Problem to work on: Skip the pictures, please, and write out exactly the lines from the opening of the data through the line containing "va='bottom', fontsize=23, family=fuente)".

....

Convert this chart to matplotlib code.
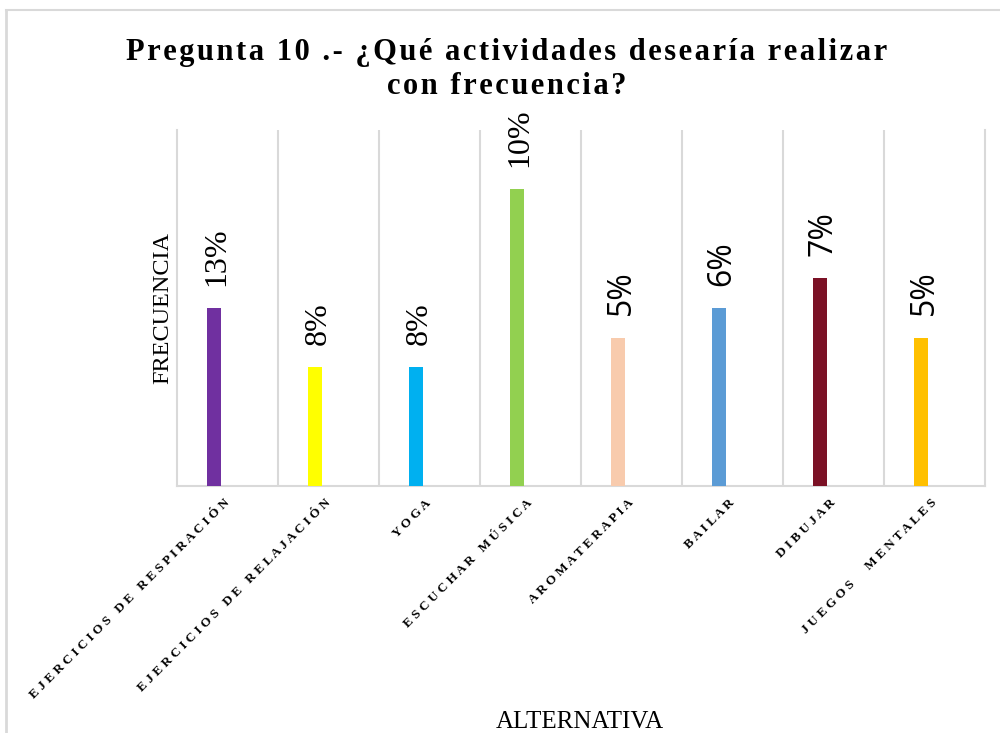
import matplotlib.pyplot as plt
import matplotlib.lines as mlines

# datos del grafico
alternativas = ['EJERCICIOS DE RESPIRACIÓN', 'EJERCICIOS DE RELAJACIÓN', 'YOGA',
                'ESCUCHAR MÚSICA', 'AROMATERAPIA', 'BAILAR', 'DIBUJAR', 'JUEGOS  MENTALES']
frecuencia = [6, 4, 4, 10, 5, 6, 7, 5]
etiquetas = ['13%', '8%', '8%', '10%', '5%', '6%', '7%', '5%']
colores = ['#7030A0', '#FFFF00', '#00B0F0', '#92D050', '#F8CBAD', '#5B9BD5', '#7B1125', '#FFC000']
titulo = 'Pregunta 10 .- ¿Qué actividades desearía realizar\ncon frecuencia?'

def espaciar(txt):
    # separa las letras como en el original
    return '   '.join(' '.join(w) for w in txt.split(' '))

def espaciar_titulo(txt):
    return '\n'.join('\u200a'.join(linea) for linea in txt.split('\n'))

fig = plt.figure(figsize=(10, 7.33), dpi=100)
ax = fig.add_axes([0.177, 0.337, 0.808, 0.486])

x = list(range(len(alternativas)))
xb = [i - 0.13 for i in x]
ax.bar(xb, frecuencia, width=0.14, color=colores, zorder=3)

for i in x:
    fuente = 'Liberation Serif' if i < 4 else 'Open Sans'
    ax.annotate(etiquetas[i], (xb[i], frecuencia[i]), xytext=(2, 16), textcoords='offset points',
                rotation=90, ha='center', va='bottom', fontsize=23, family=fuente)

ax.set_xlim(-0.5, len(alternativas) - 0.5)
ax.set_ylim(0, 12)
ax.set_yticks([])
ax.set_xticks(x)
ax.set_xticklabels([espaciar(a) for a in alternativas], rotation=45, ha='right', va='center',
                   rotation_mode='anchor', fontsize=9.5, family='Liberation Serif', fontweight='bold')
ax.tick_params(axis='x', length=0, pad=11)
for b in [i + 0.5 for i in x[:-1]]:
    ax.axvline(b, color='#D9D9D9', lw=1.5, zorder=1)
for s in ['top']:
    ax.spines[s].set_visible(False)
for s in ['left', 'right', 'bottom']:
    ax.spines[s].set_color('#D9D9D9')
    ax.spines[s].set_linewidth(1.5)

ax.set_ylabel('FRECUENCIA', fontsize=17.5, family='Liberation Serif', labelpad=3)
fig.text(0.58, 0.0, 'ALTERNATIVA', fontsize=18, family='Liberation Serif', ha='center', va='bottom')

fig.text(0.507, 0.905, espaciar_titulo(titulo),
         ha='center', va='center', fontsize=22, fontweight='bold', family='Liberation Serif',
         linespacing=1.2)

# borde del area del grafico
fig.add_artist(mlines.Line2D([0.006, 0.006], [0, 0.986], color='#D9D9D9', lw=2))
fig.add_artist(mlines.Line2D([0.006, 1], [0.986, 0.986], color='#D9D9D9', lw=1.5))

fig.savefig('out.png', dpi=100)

....

Final result:
Convert this chart to matplotlib code.
import matplotlib.pyplot as plt
import matplotlib.lines as mlines

# datos del grafico
alternativas = ['EJERCICIOS DE RESPIRACIÓN', 'EJERCICIOS DE RELAJACIÓN', 'YOGA',
                'ESCUCHAR MÚSICA', 'AROMATERAPIA', 'BAILAR', 'DIBUJAR', 'JUEGOS  MENTALES']
frecuencia = [6, 4, 4, 10, 5, 6, 7, 5]
etiquetas = ['13%', '8%', '8%', '10%', '5%', '6%', '7%', '5%']
colores = ['#7030A0', '#FFFF00', '#00B0F0', '#92D050', '#F8CBAD', '#5B9BD5', '#7B1125', '#FFC000']
titulo = 'Pregunta 10 .- ¿Qué actividades desearía realizar\ncon frecuencia?'

def espaciar(txt):
    # separa las letras como en el original
    return '   '.join(' '.join(w) for w in txt.split(' '))

def espaciar_titulo(txt):
    return '\n'.join('\u200a'.join(linea) for linea in txt.split('\n'))

fig = plt.figure(figsize=(10, 7.33), dpi=100)
ax = fig.add_axes([0.177, 0.337, 0.808, 0.486])

x = list(range(len(alternativas)))
xb = [i - 0.13 for i in x]
ax.bar(xb, frecuencia, width=0.14, color=colores, zorder=3)

for i in x:
    fuente = 'Liberation Serif' if i < 4 else 'Open Sans'
    ax.annotate(etiquetas[i], (xb[i], frecuencia[i]), xytext=(2, 16), textcoords='offset points',
                rotation=90, ha='center', va='bottom', fontsize=23, family=fuente)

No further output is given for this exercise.